Yesterday I was due to start a new job. A trial waitressing a nearby newly opened pub. Whilst it didn’t exactly offer the greatest prospects money is money right now when I’m in a state of unemployment and the social benefits of getting out of the house, meeting new people were really exciting thoughts. In my previous post I was really looking forward to making a positive step in the right direction. I didn’t make it. Despite pep talks from the other half and myself I fell apart. Anxiety took over, a panic attack spread throughout me and before I knew it I was curled in a ball on my floor with a blanket crying uncontrollably for a out an hour. I couldn’t put it into words where this had come from and I could barely fathom myself what was going on.

Truth be told I’m not sure I’m quite ready for work. Certainly not when my moods and head are so unpredictable. Who’s to say if I was fine and had made it to my shift that a panic attack wouldn’t have happened in a day or a weeks time. I just can’t trust my health at the moment to be relied upon for work. While I’m eager to get back to work for the financial and social benefits I have to take a step back and make sure I’m in a state fit enough to do so, so the same doesn’t happen again. The guilt I felt yesterday for not being able to go and feeling like a failure was horrid and it was only through giving myself a good talking to that I’ve managed to shake off my relapse so quickly. Spending time with my partner talking over my plans for the next step in my recovery has given me a massive boost. He’s the one person I can talk to candidly about everything I know he’ll not only listen, offer support and show understanding but he’ll also offer feedback which helps me put my actions into perspective. whilst I’m not seeing any professionals and my support network of friends and family to have real life conversations with is limited, these talks with my boyfriend are crucial in being able manage my illness better myself and be reassured in his understanding. Speaking with him has given me the confidence to speak with my doctors and cbt in the same way – both big daunting appointments I have upcoming this week about my care.
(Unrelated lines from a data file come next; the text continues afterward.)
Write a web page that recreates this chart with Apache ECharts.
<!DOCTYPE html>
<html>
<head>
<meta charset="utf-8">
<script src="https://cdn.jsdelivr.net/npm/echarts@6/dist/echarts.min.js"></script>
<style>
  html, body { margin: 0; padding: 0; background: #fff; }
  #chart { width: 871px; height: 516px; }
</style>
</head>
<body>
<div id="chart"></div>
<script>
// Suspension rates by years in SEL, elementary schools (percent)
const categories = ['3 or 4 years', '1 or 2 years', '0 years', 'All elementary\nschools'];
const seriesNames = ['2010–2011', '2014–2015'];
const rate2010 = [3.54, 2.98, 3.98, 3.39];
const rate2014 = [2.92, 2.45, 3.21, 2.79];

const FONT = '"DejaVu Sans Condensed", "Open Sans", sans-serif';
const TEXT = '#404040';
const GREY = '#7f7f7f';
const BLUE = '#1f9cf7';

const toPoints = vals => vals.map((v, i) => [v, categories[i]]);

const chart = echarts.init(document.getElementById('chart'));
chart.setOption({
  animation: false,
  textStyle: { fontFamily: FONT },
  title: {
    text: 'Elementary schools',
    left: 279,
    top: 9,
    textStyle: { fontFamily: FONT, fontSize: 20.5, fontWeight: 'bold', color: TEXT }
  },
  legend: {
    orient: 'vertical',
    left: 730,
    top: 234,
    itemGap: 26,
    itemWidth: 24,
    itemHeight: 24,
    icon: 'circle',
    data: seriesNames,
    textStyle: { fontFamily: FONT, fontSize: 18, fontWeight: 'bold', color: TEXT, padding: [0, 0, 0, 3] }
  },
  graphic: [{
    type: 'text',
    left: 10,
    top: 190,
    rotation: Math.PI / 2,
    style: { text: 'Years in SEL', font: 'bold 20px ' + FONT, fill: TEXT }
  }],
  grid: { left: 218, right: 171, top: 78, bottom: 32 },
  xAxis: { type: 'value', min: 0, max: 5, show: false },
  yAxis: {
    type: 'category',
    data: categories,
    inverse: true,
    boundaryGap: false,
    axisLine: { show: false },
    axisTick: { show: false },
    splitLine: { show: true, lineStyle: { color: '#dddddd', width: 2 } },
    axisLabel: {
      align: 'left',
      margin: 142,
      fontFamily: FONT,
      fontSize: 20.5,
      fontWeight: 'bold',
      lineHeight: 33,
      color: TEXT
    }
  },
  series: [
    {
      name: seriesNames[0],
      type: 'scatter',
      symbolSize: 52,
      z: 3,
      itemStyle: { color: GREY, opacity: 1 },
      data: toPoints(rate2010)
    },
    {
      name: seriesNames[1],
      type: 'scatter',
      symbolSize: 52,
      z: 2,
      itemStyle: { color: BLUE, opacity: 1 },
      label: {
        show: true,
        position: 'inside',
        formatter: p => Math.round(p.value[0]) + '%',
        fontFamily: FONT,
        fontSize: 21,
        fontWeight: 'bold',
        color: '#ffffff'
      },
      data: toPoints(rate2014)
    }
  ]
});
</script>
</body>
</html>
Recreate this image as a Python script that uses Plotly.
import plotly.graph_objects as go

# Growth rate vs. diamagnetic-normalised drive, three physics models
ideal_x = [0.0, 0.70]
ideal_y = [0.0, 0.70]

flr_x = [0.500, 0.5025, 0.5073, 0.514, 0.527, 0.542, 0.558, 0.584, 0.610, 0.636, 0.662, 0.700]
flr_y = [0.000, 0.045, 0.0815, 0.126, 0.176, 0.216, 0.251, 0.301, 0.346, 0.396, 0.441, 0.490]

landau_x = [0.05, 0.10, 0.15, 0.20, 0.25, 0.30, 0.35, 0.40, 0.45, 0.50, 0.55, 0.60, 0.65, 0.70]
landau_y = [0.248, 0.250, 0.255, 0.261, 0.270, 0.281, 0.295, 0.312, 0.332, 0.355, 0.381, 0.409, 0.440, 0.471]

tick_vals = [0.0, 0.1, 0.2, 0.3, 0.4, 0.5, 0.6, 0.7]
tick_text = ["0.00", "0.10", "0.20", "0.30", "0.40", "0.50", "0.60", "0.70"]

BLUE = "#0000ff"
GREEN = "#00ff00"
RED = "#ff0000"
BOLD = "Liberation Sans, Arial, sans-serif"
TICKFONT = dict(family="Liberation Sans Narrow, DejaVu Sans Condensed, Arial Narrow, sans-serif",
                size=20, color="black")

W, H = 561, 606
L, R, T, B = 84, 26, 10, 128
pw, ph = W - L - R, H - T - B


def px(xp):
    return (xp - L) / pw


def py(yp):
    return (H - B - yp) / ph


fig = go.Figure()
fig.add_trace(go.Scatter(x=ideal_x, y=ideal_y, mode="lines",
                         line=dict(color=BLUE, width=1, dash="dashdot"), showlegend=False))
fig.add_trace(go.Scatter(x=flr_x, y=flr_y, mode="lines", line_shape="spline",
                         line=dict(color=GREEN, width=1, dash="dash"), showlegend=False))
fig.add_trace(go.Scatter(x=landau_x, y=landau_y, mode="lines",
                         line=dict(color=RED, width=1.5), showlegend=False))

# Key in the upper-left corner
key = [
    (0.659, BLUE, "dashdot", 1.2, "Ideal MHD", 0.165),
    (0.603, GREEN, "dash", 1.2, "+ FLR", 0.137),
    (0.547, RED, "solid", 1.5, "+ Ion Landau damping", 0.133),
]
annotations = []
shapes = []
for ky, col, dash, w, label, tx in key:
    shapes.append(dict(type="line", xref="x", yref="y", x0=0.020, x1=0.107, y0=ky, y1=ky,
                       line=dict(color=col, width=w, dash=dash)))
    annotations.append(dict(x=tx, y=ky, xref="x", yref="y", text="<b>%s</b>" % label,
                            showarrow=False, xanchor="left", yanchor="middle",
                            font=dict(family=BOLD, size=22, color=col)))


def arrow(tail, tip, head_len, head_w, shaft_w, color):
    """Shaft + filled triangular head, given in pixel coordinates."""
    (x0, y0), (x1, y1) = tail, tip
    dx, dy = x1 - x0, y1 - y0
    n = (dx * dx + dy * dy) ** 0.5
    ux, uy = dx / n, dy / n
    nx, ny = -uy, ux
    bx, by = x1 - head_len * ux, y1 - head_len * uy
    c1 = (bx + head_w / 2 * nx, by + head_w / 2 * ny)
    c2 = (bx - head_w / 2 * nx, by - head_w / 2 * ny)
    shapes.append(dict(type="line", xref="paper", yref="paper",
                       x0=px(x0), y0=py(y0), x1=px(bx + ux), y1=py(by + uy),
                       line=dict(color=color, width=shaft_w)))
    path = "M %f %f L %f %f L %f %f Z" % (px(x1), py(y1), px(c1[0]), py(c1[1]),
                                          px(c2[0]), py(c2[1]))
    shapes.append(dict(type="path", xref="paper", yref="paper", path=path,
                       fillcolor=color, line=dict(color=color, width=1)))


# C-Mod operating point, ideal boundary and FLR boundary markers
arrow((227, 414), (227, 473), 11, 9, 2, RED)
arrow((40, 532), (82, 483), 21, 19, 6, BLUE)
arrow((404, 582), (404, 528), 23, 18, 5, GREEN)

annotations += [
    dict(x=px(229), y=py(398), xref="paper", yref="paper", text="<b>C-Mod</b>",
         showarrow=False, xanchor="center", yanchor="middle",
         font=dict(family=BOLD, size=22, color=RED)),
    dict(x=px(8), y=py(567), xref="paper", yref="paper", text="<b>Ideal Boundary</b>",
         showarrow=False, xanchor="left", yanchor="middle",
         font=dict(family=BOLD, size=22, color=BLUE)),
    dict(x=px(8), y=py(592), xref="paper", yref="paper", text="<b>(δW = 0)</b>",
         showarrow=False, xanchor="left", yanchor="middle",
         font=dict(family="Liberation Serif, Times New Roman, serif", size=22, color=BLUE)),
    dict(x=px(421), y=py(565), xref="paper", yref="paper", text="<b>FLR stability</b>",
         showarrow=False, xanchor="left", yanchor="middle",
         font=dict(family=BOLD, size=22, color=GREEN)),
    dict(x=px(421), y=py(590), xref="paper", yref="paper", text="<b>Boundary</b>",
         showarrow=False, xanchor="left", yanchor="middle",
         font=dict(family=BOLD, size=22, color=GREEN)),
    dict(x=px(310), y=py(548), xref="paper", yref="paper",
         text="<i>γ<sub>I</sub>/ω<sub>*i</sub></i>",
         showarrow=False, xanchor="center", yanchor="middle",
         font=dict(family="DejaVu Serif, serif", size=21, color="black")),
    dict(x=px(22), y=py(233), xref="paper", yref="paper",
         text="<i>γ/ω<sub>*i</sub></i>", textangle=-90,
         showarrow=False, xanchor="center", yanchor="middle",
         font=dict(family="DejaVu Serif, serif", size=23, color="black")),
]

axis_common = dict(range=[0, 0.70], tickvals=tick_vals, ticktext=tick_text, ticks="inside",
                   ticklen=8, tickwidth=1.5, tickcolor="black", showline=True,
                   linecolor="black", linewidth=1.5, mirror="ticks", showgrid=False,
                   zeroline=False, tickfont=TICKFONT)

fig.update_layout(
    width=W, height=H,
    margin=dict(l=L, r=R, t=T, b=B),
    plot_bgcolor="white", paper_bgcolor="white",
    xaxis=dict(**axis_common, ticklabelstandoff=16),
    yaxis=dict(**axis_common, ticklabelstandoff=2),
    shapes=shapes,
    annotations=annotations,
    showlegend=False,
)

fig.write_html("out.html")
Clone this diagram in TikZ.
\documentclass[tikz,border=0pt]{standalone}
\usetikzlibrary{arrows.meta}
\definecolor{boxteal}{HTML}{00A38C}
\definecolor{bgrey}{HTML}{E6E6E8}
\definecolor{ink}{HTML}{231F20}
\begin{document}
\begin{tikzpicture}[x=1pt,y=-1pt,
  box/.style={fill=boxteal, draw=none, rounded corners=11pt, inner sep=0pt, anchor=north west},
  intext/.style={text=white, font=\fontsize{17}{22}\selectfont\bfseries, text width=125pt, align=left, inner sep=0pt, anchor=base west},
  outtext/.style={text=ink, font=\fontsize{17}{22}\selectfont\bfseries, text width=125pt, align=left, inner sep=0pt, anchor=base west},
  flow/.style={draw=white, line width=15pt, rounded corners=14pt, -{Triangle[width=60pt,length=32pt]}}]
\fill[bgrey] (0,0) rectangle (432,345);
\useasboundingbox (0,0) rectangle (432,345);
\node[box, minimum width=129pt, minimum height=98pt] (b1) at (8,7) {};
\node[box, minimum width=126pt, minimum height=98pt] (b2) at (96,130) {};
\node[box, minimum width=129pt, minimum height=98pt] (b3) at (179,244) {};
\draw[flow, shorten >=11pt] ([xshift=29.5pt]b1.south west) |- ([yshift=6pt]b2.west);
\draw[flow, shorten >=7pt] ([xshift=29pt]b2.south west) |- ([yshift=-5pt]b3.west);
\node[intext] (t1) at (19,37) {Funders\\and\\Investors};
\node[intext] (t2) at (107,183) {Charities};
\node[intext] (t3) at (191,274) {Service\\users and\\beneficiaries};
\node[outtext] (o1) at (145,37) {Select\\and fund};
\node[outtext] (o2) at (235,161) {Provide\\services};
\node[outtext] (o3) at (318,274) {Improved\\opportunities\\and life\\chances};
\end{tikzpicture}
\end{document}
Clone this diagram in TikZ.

My mindfulness meditation book and the course itself are helping to change my way of thinking and approaches to tasks in every day life. With advice I’m getting from the happiness project book I’m trying to make lots of little adjustments to my daily routine which will coax me back in the right direction and help me make the most of the choices I have. With my parents away this week I have a free house to focus on my health and getting better without the normal distractions. Little bits of exercise, getting into a routine getting out of bed, eating a bit healthier and continuing my reading, mindfulness programme and happiness project with all help me make the initial positive steps I need to take to help find my jen-ness again

Will keep updating with how things are going.